If anyone asked me where I write, my answer would probably be: Elsewhere.
That might not be the kind of answer people are looking for. They probably want a literal description of my writing space. They want me to talk about the decor (pale blue wallpaper with a silver damask pattern) and the view (the tops of branches – right now bare and sparse, which is when I like them best – and, if I stand up, a view of the river).
The desk is white, and before I start work, I always try and clear it of anything that isn’t directly related to writing, particularly anything related to the-work-that-currently-pays-for-things. Some days I need it clutter-free, but today there are books piled all over, haphazard, sloppy piles, one even with pages from a first draft of my latest short story curling down over top of it. There are pens and pencils on the desk as well as my current writing notebook, and there is a phone, but the ringer is off, so it doesn’t disturb me when I’m writing. The window sill is wide enough for a few objects – a Jane Austen action fiction (so when any writing conundrum comes up, I can ask myself, What would Jane Austen do?) and also a piece of yellow paper all scrunched up, a reminder and talisman against extreme frustration and irrationality.

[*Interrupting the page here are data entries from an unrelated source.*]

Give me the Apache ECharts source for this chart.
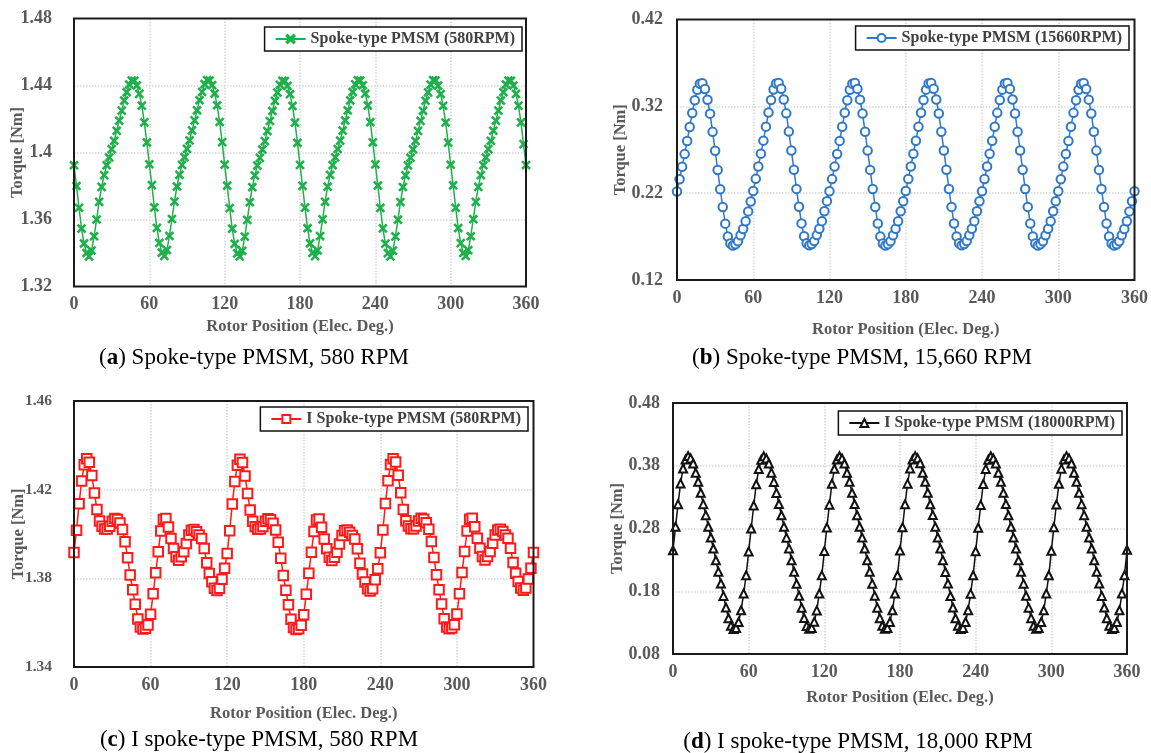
<!DOCTYPE html>
<html><head><meta charset="utf-8">
<script src="https://cdn.jsdelivr.net/npm/echarts@6/dist/echarts.min.js"></script>
<style>html,body{margin:0;padding:0;background:#fff}#c{width:1151px;height:753px}</style>
</head><body><div id="c"></div>
<script>
const angles = [0,2,4,6,8,10,12,14,16,18,20,22,24,26,28,30,32,34,36,38,40,42,44,46,48,50,52,54,56,58,
60,62,64,66,68,70,72,74,76,78,80,82,84,86,88,90,92,94,96,98,100,102,104,106,108,110,112,114,116,118,
120,122,124,126,128,130,132,134,136,138,140,142,144,146,148,150,152,154,156,158,160,162,164,166,168,170,172,174,176,178,
180,182,184,186,188,190,192,194,196,198,200,202,204,206,208,210,212,214,216,218,220,222,224,226,228,230,232,234,236,238,
240,242,244,246,248,250,252,254,256,258,260,262,264,266,268,270,272,274,276,278,280,282,284,286,288,290,292,294,296,298,
300,302,304,306,308,310,312,314,316,318,320,322,324,326,328,330,332,334,336,338,340,342,344,346,348,350,352,354,356,358,360];

const xTicks = [0,60,120,180,240,300,360];
const yTicksA = [1.32,1.36,1.40,1.44,1.48];
const yTicksB = [0.12,0.22,0.32,0.42];
const yTicksC = [1.34,1.38,1.42,1.46];
const yTicksD = [0.08,0.18,0.28,0.38,0.48];

const torqueA = [
1.3924,1.3800,1.3670,1.3546,1.3457,1.3400,1.3380,1.3415,1.3500,1.3600,1.3705,1.3795,1.3865,1.3924,1.3970,1.4020,1.4070,1.4130,1.4190,1.4250,1.4310,1.4360,1.4406,1.4430,1.4428,1.4400,1.4350,1.4280,1.4180,1.4060,
1.3930,1.3805,1.3672,1.3550,1.3460,1.3402,1.3383,1.3418,1.3502,1.3603,1.3707,1.3797,1.3867,1.3926,1.3972,1.4022,1.4072,1.4132,1.4192,1.4252,1.4312,1.4362,1.4408,1.4432,1.4430,1.4402,1.4352,1.4282,1.4182,1.4062,
1.3928,1.3802,1.3668,1.3545,1.3455,1.3398,1.3379,1.3413,1.3498,1.3598,1.3703,1.3793,1.3863,1.3922,1.3968,1.4018,1.4068,1.4128,1.4188,1.4248,1.4308,1.4358,1.4404,1.4428,1.4426,1.4398,1.4348,1.4278,1.4178,1.4058,
1.3926,1.3801,1.3671,1.3548,1.3458,1.3401,1.3381,1.3416,1.3501,1.3601,1.3706,1.3796,1.3866,1.3925,1.3971,1.4021,1.4071,1.4131,1.4191,1.4251,1.4311,1.4361,1.4407,1.4431,1.4429,1.4401,1.4351,1.4281,1.4181,1.4061,
1.3929,1.3803,1.3669,1.3547,1.3456,1.3399,1.3380,1.3414,1.3499,1.3599,1.3704,1.3794,1.3864,1.3923,1.3969,1.4019,1.4069,1.4129,1.4189,1.4249,1.4309,1.4359,1.4405,1.4432,1.4430,1.4399,1.4349,1.4279,1.4179,1.4059,
1.3927,1.3804,1.3670,1.3549,1.3459,1.3400,1.3382,1.3417,1.3500,1.3602,1.3705,1.3795,1.3865,1.3924,1.3970,1.4020,1.4070,1.4130,1.4190,1.4250,1.4310,1.4360,1.4406,1.4430,1.4428,1.4400,1.4350,1.4280,1.4180,1.4050,
1.3925];

const torqueB = [
0.2220,0.2360,0.2505,0.2650,0.2800,0.2963,0.3124,0.3270,0.3390,0.3460,0.3467,0.3400,0.3276,0.3116,0.2906,0.2689,0.2467,0.2246,0.2040,0.1849,0.1700,0.1620,0.1597,0.1612,0.1646,0.1715,0.1788,0.1876,0.1990,0.2105,
0.2225,0.2365,0.2508,0.2655,0.2805,0.2966,0.3128,0.3273,0.3393,0.3463,0.3470,0.3402,0.3279,0.3119,0.2909,0.2692,0.2470,0.2249,0.2043,0.1852,0.1703,0.1622,0.1599,0.1614,0.1648,0.1717,0.1790,0.1878,0.1992,0.2108,
0.2222,0.2362,0.2506,0.2652,0.2802,0.2964,0.3126,0.3271,0.3391,0.3461,0.3468,0.3401,0.3277,0.3117,0.2907,0.2690,0.2468,0.2247,0.2041,0.1850,0.1701,0.1621,0.1598,0.1613,0.1647,0.1716,0.1789,0.1877,0.1991,0.2106,
0.2224,0.2364,0.2507,0.2654,0.2804,0.2965,0.3127,0.3272,0.3392,0.3462,0.3469,0.3402,0.3278,0.3118,0.2908,0.2691,0.2469,0.2248,0.2042,0.1851,0.1702,0.1622,0.1599,0.1614,0.1648,0.1716,0.1790,0.1878,0.1992,0.2107,
0.2223,0.2363,0.2507,0.2653,0.2803,0.2965,0.3125,0.3272,0.3392,0.3462,0.3469,0.3401,0.3278,0.3118,0.2908,0.2691,0.2469,0.2247,0.2042,0.1851,0.1702,0.1621,0.1598,0.1613,0.1647,0.1716,0.1789,0.1877,0.1991,0.2107,
0.2222,0.2361,0.2506,0.2651,0.2801,0.2964,0.3125,0.3271,0.3391,0.3461,0.3468,0.3400,0.3277,0.3117,0.2907,0.2690,0.2468,0.2247,0.2041,0.1850,0.1701,0.1620,0.1597,0.1612,0.1646,0.1715,0.1788,0.1876,0.1990,0.2106,
0.2222];

const torqueC = [
1.3917,1.4017,1.4137,1.4239,1.4312,1.4339,1.4324,1.4264,1.4185,1.4110,1.4059,1.4035,1.4023,1.4023,1.4035,1.4058,1.4070,1.4065,1.4050,1.4020,1.3965,1.3893,1.3815,1.3748,1.3683,1.3617,1.3580,1.3571,1.3575,1.3590,
1.3638,1.3730,1.3825,1.3920,1.4013,1.4065,1.4070,1.4032,1.3980,1.3935,1.3897,1.3882,1.3897,1.3920,1.3957,1.3995,1.4017,1.4020,1.4010,1.3995,1.3980,1.3935,1.3870,1.3822,1.3785,1.3755,1.3745,1.3755,1.3796,1.3845,
1.3912,1.4015,1.4135,1.4237,1.4310,1.4337,1.4322,1.4262,1.4183,1.4108,1.4057,1.4033,1.4021,1.4022,1.4034,1.4057,1.4069,1.4064,1.4049,1.4018,1.3963,1.3891,1.3813,1.3746,1.3681,1.3615,1.3578,1.3569,1.3573,1.3588,
1.3636,1.3728,1.3823,1.3918,1.4011,1.4063,1.4068,1.4030,1.3978,1.3933,1.3895,1.3880,1.3895,1.3918,1.3955,1.3993,1.4015,1.4018,1.4008,1.3993,1.3978,1.3933,1.3868,1.3820,1.3783,1.3753,1.3743,1.3753,1.3794,1.3843,
1.3915,1.4018,1.4138,1.4240,1.4313,1.4340,1.4325,1.4265,1.4186,1.4111,1.4060,1.4036,1.4024,1.4024,1.4036,1.4059,1.4071,1.4066,1.4051,1.4021,1.3966,1.3894,1.3816,1.3749,1.3684,1.3618,1.3581,1.3572,1.3576,1.3591,
1.3639,1.3731,1.3826,1.3921,1.4014,1.4066,1.4071,1.4033,1.3981,1.3936,1.3898,1.3883,1.3898,1.3921,1.3958,1.3996,1.4018,1.4021,1.4011,1.3996,1.3981,1.3936,1.3871,1.3823,1.3786,1.3756,1.3746,1.3756,1.3797,1.3846,
1.3917];

const torqueD = [
0.2454,0.2827,0.3188,0.3518,0.3757,0.3900,0.3954,0.3917,0.3837,0.3688,0.3545,0.3369,0.3188,0.3013,0.2827,0.2656,0.2481,0.2295,0.2109,0.1922,0.1726,0.1540,0.1370,0.1250,0.1200,0.1215,0.1310,0.1497,0.1763,0.2055,
0.2432,0.2800,0.3165,0.3505,0.3748,0.3895,0.3950,0.3915,0.3835,0.3690,0.3543,0.3367,0.3190,0.3011,0.2829,0.2654,0.2483,0.2293,0.2111,0.1920,0.1728,0.1538,0.1372,0.1248,0.1202,0.1213,0.1312,0.1495,0.1765,0.2053,
0.2440,0.2815,0.3180,0.3512,0.3752,0.3898,0.3952,0.3916,0.3836,0.3689,0.3544,0.3368,0.3189,0.3012,0.2828,0.2655,0.2482,0.2294,0.2110,0.1921,0.1727,0.1539,0.1371,0.1249,0.1201,0.1214,0.1311,0.1496,0.1764,0.2054,
0.2448,0.2820,0.3185,0.3515,0.3755,0.3899,0.3953,0.3918,0.3838,0.3687,0.3546,0.3370,0.3187,0.3014,0.2826,0.2657,0.2480,0.2296,0.2108,0.1923,0.1725,0.1541,0.1369,0.1251,0.1199,0.1216,0.1309,0.1498,0.1762,0.2056,
0.2436,0.2812,0.3176,0.3510,0.3750,0.3897,0.3951,0.3916,0.3836,0.3689,0.3544,0.3368,0.3189,0.3012,0.2828,0.2655,0.2482,0.2294,0.2110,0.1921,0.1727,0.1539,0.1371,0.1249,0.1201,0.1214,0.1311,0.1496,0.1764,0.2054,
0.2444,0.2818,0.3182,0.3514,0.3754,0.3899,0.3953,0.3917,0.3837,0.3688,0.3545,0.3369,0.3188,0.3013,0.2827,0.2656,0.2481,0.2295,0.2109,0.1922,0.1726,0.1540,0.1370,0.1250,0.1200,0.1215,0.1310,0.1497,0.1763,0.2055,
0.2460];

const seriesNames = ['Spoke-type PMSM (580RPM)','Spoke-type PMSM (15660RPM)','I Spoke-type PMSM (580RPM)','I Spoke-type PMSM (18000RPM)'];
const captionLetters = ['a','b','c','d'];
const captionTexts = [') Spoke-type PMSM, 580 RPM',') Spoke-type PMSM, 15,660 RPM',') I spoke-type PMSM, 580 RPM',') I spoke-type PMSM, 18,000 RPM'];
const xTitle = 'Rotor Position (Elec. Deg.)';
const yTitle = 'Torque [Nm]';

const F = 'Liberation Serif';
const GRAY = '#595959';
const values = [torqueA, torqueB, torqueC, torqueD];
const yTicks = [yTicksA, yTicksB, yTicksC, yTicksD];
const colors = ['#1fb04c','#2f78c8','#ff1a1a','#111111'];
const symbols = ['path://M0,1.2L1.2,0L5,3.8L8.8,0L10,1.2L6.2,5L10,8.8L8.8,10L5,6.2L1.2,10L0,8.8L3.8,5Z','emptyCircle','emptyRect','emptyTriangle'];
const symbolSizes = [8, 8.5, 9.5, 8];
const grids = [
  {left:74, top:18.5, width:452, height:268},
  {left:677, top:19.5, width:458, height:260.5},
  {left:74, top:401, width:459.5, height:266},
  {left:673, top:403, width:454, height:251}
];
const xNameGap = [32, 41, 38, 35];
const yNameGap = [48, 48, 47, 47];
const yLabelMargin = [22, 14, 22, 13];
const yLabelSize = [18, 18, 15.5, 18];
const legendPos = [
  {right:629, top:27},
  {right:22, top:26},
  {right:623, top:407},
  {right:29, top:411}
];
const captionPos = [[254,358],[862,358],[259,740],[858,742]];

const option = {
  animation:false,
  backgroundColor:'#fff',
  grid: grids.map(g => Object.assign({show:true, borderColor:'#1a1a1a', borderWidth:2, backgroundColor:'rgba(0,0,0,0)', containLabel:false, z:3}, g)),
  xAxis: grids.map((g,i) => ({
    gridIndex:i, type:'value', min:xTicks[0], max:xTicks[xTicks.length-1], interval:60,
    axisLine:{show:false}, axisTick:{show:false},
    splitLine:{show:true, showMinLine:false, showMaxLine:false, lineStyle:{color:'#d6d6d6', type:'dotted', width:1.5}},
    axisLabel:{margin:9, fontFamily:F, fontWeight:'bold', fontSize:18, color:GRAY},
    name:xTitle, nameLocation:'middle', nameGap:xNameGap[i],
    nameTextStyle:{fontFamily:F, fontWeight:'bold', fontSize:16.5, color:GRAY}
  })),
  yAxis: grids.map((g,i) => ({
    gridIndex:i, type:'value', min:yTicks[i][0], max:yTicks[i][yTicks[i].length-1],
    axisLine:{show:false},
    axisTick:{show:false, customValues:yTicks[i]},
    splitLine:{show:true, showMinLine:false, showMaxLine:false, lineStyle:{color:'#d6d6d6', type:'dotted', width:1.5}},
    axisLabel:{customValues:yTicks[i], margin:yLabelMargin[i], fontFamily:F, fontWeight:'bold', fontSize:yLabelSize[i], color:GRAY},
    name:yTitle, nameLocation:'middle', nameGap:yNameGap[i], nameRotate:90, nameMoveOverlap:false,
    nameTextStyle:{fontFamily:F, fontWeight:'bold', fontSize:16.5, color:GRAY}
  })),
  legend: grids.map((g,i) => Object.assign({
    data:[seriesNames[i]], orient:'horizontal',
    backgroundColor:'#fff', borderColor:'#111', borderWidth:1.5, borderRadius:0,
    padding:[4,7,4,10], itemWidth:30, itemHeight:10, itemGap:5,
    textStyle:{fontFamily:F, fontWeight:'bold', fontSize:16, color:'#404040'}
  }, legendPos[i])),
  series: grids.map((g,i) => ({
    type:'line', name:seriesNames[i], xAxisIndex:i, yAxisIndex:i,
    data: angles.map((a,k) => [a, values[i][k]]),
    symbol:symbols[i], symbolSize:symbolSizes[i], showAllSymbol:true,
    lineStyle:{color:colors[i], width:1.5},
    itemStyle:{color:colors[i], borderColor:colors[i], borderWidth:1.2},
    emphasis:{disabled:true}, clip:false, z:2
  })),
  graphic: captionPos.map((p,i) => ({
    type:'text', x:p[0], y:p[1],
    style:{
      text:'{n|(}{b|' + captionLetters[i] + '}{n|' + captionTexts[i] + '}',
      rich:{
        n:{fontFamily:F, fontSize:23, fill:'#000'},
        b:{fontFamily:F, fontSize:23, fontWeight:'bold', fill:'#000'}
      },
      align:'center', verticalAlign:'middle'
    }
  }))
};
const chart = echarts.init(document.getElementById('c'), null, {renderer:'canvas'});
chart.setOption(option);
</script></body></html>
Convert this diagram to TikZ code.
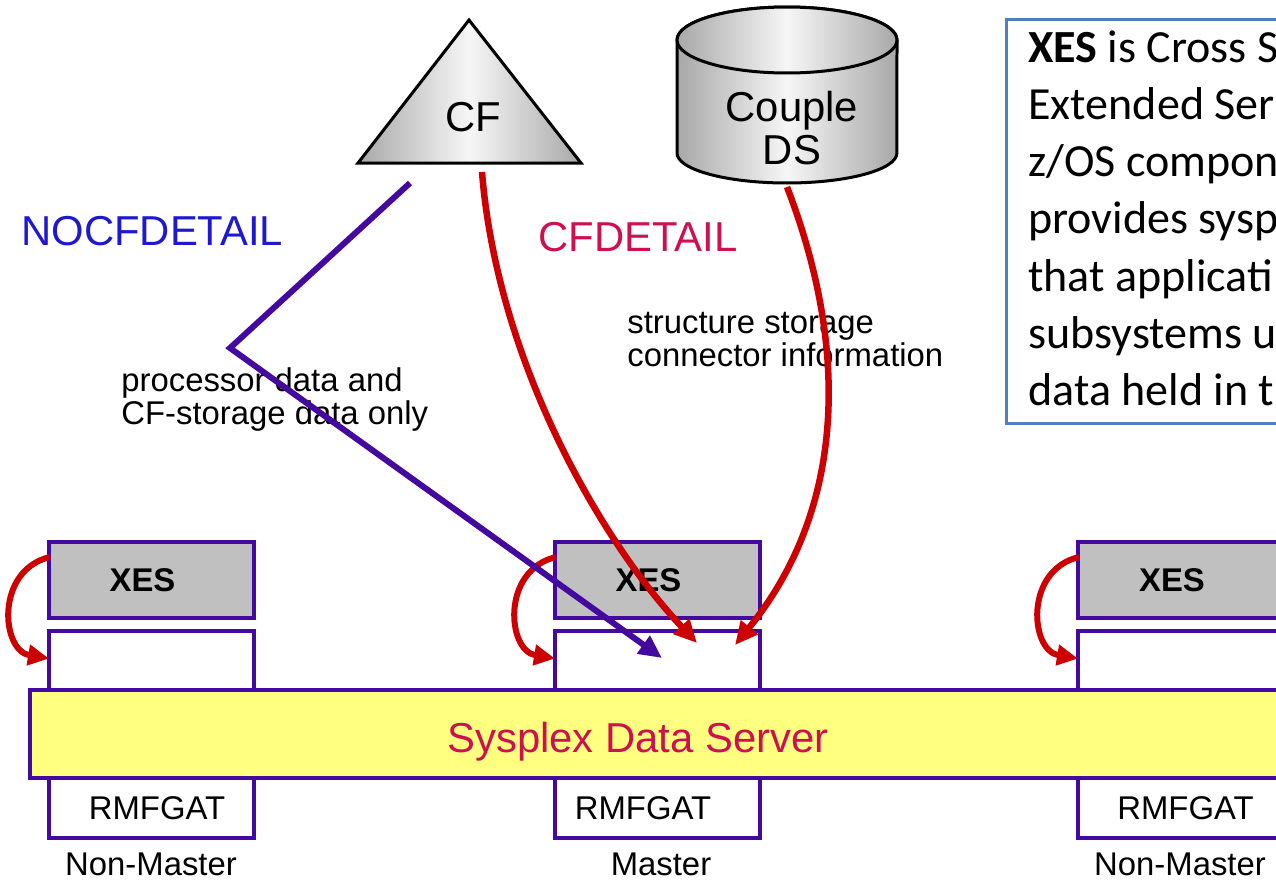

That is where I (physically) write, but it’s not what I really consider my writing space. When I’m writing, when I’m actually in that space where I’m doing the meaningful, honest work, I’m not really here in this room with a white desk and a crumpled up piece of yellow paper. I’m somewhere else. I’m in a space where I’m not consciously aware of what I’m doing, and yet, I’m working with absolute intent. It’s as if the work and I are so in harmony that the act is more important than the space. The Elsewhere.
It’s a tricky place to get to though. There’s a locked door, but the key I need to open it changes (it often seems) daily. And sometimes after I’ve tried fifteen, sixteen, seventeen different keys, I despair that maybe, maybe today will be the day that it stays locked against me forever.
And that’s when I often think of this passage from Margaret Atwood:
“you can work at a thing, and you can learn it….But only up to a point. Beyond that point comes the talent, which is a given. It’s there or it isn’t there, in varying quantities; it’s not reasonable or predictable or demandable, and it can be with you at one point in your life and then vanish.”
But that’s where faith comes in. I sit down, I open up the notebook, and I trust that today or tomorrow or the next day or even the day that, I can return to the Elsewhere. For as Margaret Atwood also says: “The blank page is always pure potential.”